Все остальное, увы, - bang bang с красным флажком из дула и выпученными глазами; очевидная, громогласная неудача. Забавно, что в фильме режиссер раскидал десятки метафор собственной беспомощности: он и развенчанный демиург, и неудачливый бандит, и насильник какого-никакого таланта Марго Робби – и фильму его самое место в дыре в центре терминала.
Протухший неоновый нуар – затянувшаяся шутка то ли ополоумевших осветителей, то ли действительно массовое дурновкусие. Неон уже давно создает не атмосферу порочности, греха и вечности ночи – а атмосферу заезженного приема, несменяемости интерьеров и банальной работы со светом, в общем – цветастой скуки. Снова шалман, обвешанный неоновыми трубками – оригинально, ничего не скажешь. Фильм оказался на визуальном полустанке – между комиксом и нуаром. Вот и осталось режиссеру лепить «как бы нуар»-ракурсы, немного играть в комикс и безумно заливать кадры неоном. Будто какой-то неоновый бес засел ему в голову и заставляет осквернять саму мысль о свете.

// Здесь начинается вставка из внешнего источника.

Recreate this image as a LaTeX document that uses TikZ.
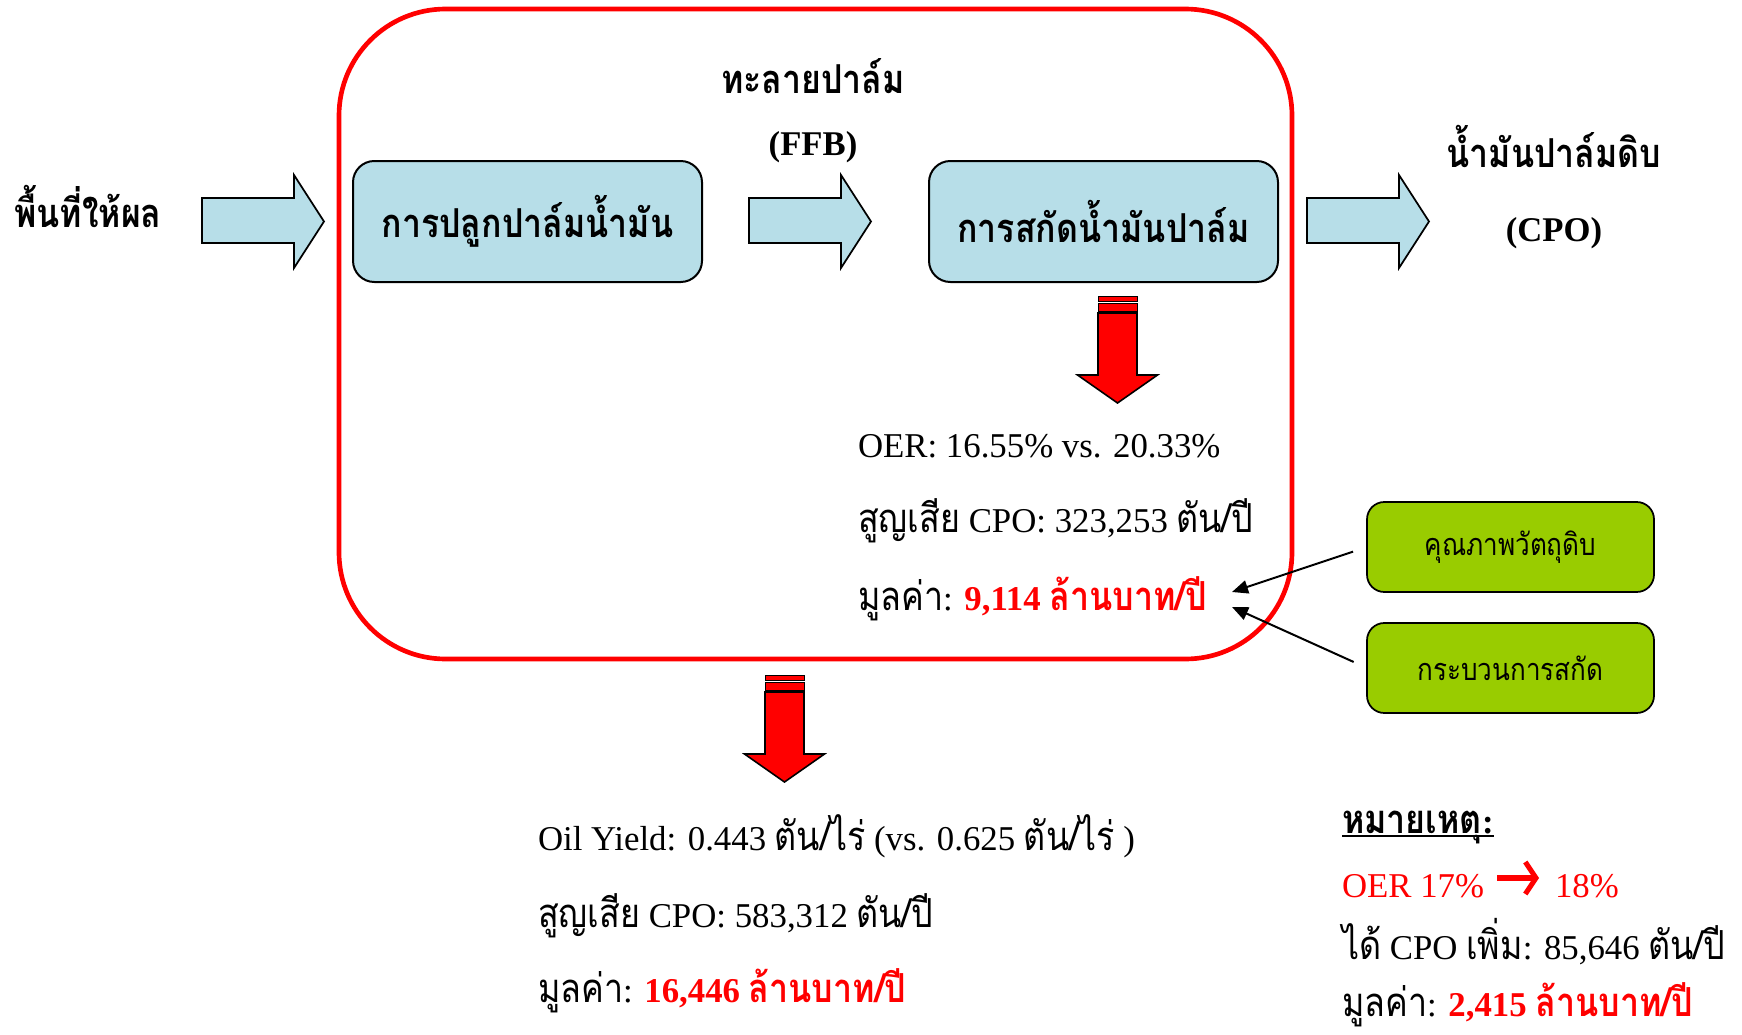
\documentclass[tikz,border=0pt]{standalone}
\usepackage{fontspec}
\setmainfont{Liberation Serif}
\newfontfamily\thaifont[Script=Thai,Scale=1.15,FakeStretch=0.85]{Loma}
\newcommand\tha[1]{{\thaifont #1}}
\usetikzlibrary{arrows.meta}
\definecolor{boxblue}{HTML}{B7DEE8}
\definecolor{boxgreen}{HTML}{99CC00}
\definecolor{hired}{HTML}{FF0000}

\begin{document}
\begin{tikzpicture}[x=0.75pt,y=-0.75pt,
  every node/.style={inner sep=0pt,outer sep=0pt},
  body/.style={font=\fontsize{26.1}{30}\selectfont,anchor=base west},
  head/.style={font=\fontsize{26}{30}\selectfont\bfseries,anchor=base},
  stepbox/.style={draw=black,line width=1.5pt,fill=boxblue,rounded corners=16pt,
    minimum width=261.75pt,minimum height=90.75pt,font=\fontsize{26}{30}\selectfont\bfseries},
  factorbox/.style={draw=black,line width=1.3pt,fill=boxgreen,rounded corners=13pt,
    minimum width=215.25pt,minimum height=67.5pt,font=\fontsize{20}{24}\selectfont},
  flowarrow/.style={draw=black,fill=boxblue,line width=1.3pt,line join=miter},
  lossarrow/.style={draw=black,fill=hired,line width=1.2pt,line join=miter},
  stripe/.style={draw=black,fill=hired,line width=0.7pt},
  cause/.style={draw=black,line width=1.5pt,-{Triangle[length=12pt,width=10pt]},shorten <=11pt},
  notearrow/.style={draw=hired,line width=3.8pt,-{Straight Barb[length=8pt,width=24pt,line width=3.8pt]}}]
\useasboundingbox (0,0) rectangle (1742,1035);

% boundary of the plantation + mill system
\draw[hired,line width=3.5pt,rounded corners=80pt] (339,9) rectangle (1292,659);

% process boxes
\node[stepbox] (plant) at (527.5,221.5) {\tha{การปลูกปาล์มน้ำมัน}};
\node[stepbox] (mill) at (1103.5,221.5) {\tha{การสกัดน้ำมันปาล์ม}};

% flow block arrows
\foreach \ax in {202,749,1307}{
  \draw[flowarrow] (\ax,198) -- ({\ax+92},198) -- ({\ax+92},175) -- ({\ax+122},221.5)
    -- ({\ax+92},268) -- ({\ax+92},243) -- (\ax,243) -- cycle;
}

% flow labels
\node[head] (area) at (88,227) {\tha{พื้นที่ให้ผล}};
\node[head] (ffbth) at (813,93) {\tha{ทะลายปาล์ม}};
\node[head] (ffb) at (813,155) {(FFB)};
\node[head] (cpoth) at (1554,167) {\tha{น้ำมันปาล์มดิบ}};
\node[head] (cpo) at (1554,241) {(CPO)};

% striped loss arrows
\foreach \cx/\ty in {1117.5/296,784.5/675}{
  \draw[stripe] ({\cx-19.5},\ty) rectangle ({\cx+19.5},{\ty+5});
  \draw[stripe] ({\cx-19.5},{\ty+7.5}) rectangle ({\cx+19.5},{\ty+15});
  \draw[lossarrow] ({\cx-19.5},{\ty+17}) -- ({\cx+19.5},{\ty+17}) -- ({\cx+19.5},{\ty+79})
    -- ({\cx+40},{\ty+79}) -- (\cx,{\ty+107}) -- ({\cx-40},{\ty+79}) -- ({\cx-19.5},{\ty+79}) -- cycle;
}

% extraction losses
\node[body] (oer) at (858,457) {OER: 16.55\% vs. 20.33\%};
\node[body] (loss1) at (858,532) {\tha{สูญเสีย} CPO: 323,253 \tha{ตัน/ปี}};
\node[body] (val1) at (858,610) {\tha{มูลค่า}: \textcolor{hired}{\bfseries 9,114 \tha{ล้านบาท/ปี}}};

% causes of low extraction rate
\node[factorbox] (raw) at (1510.5,547) {\tha{คุณภาพวัตถุดิบ}};
\node[factorbox] (proc) at (1510.5,668) {\tha{กระบวนการสกัด}};
\coordinate (c1) at (1232,592);
\coordinate (c2) at (1232,607);
\draw[cause] (raw.west) -- (c1);
\draw[cause] (proc.west) -- (c2);

% plantation losses
\node[body] (yield) at (538,850) {Oil Yield: 0.443 \tha{ตัน/ไร่} (vs. 0.625 \tha{ตัน/ไร่} )};
\node[body] (loss2) at (538,927) {\tha{สูญเสีย} CPO: 583,312 \tha{ตัน/ปี}};
\node[body] (val2) at (538,1002) {\tha{มูลค่า}: \textcolor{hired}{\bfseries 16,446 \tha{ล้านบาท/ปี}}};

% note
\node[body,font=\fontsize{26.1}{30}\selectfont\bfseries] (note) at (1342,833) {\tha{หมายเหตุ}:};
\draw[line width=1.5pt] ([yshift=-2.5pt]note.base west) -- ([yshift=-2.5pt]note.base east);
\node[body,text=hired] (oerold) at (1342,897) {OER 17\%};
\node[body,text=hired] (oernew) at (1555,897) {18\%};
\draw[notearrow] ([xshift=10pt,yshift=14.25pt]oerold.base east) -- ([xshift=-12pt,yshift=14.25pt]oernew.base west);
\node[body] (gain) at (1342,959) {\tha{ได้} CPO \tha{เพิ่ม}: 85,646 \tha{ตัน/ปี}};
\node[body] (val3) at (1342,1016) {\tha{มูลค่า}: \textcolor{hired}{\bfseries 2,415 \tha{ล้านบาท/ปี}}};
\end{tikzpicture}
\end{document}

Постмодернизм самого дешевого пошиба, бездарная, конъюнктурная картина. Давно мы не видели такой напыщенной беспомощности, силящейся жонглировать культурными кодами, литературу кое-как микшировать с кино, неумело и ненужно играть с жанрами и панибратски похлопывать по плечу то Тарантино, то Кэролла.
Нет, хорошо еще, что история разыграна на пальцах: немного актеров, минимум локаций, минимум какой-либо изобретательности – подобное ведь можно было бы излагать часами: книжек с фильмами-то много, почему бы их не поскрещивать, озаряя неоном?
Режиссеру удалась какофония при минимуме инструментов. Если первая скрипка – Марго Робби, то Марго Робби будет пиликать одну и ту же мелодию весь фильм: подмигнула, улыбнулась и пошла, красивая. Есть в этом и некоторая польза – в уничтожении образа Марго Робби. Комиксовая сексуальность, игрушечное сумасшествие – вся эта манерная, пластиковая женственность в фильме вызывает только скуку и тошноту: ну сколько можно уже бродить в одной маске из фильма в фильм? Или это не маска – а лицо? Тем хуже.
Морализаторская концовка добивает этот опус. Кажется, что режиссер в кровавом финале расправляется сам с собой, с порождением собственного ума.
Пытаясь быть на гребне всех волн: тут и фем-волна, и неонуар, и постмодернистское перепрочтение... – режиссер захлебнулся. Хотел продемонстрировать высочайшего уровня хирургию и трансплантацию тканей – а по итогу сделал со своим пациентом то, что сделает Марго Робби с антагонистом в конце фильма.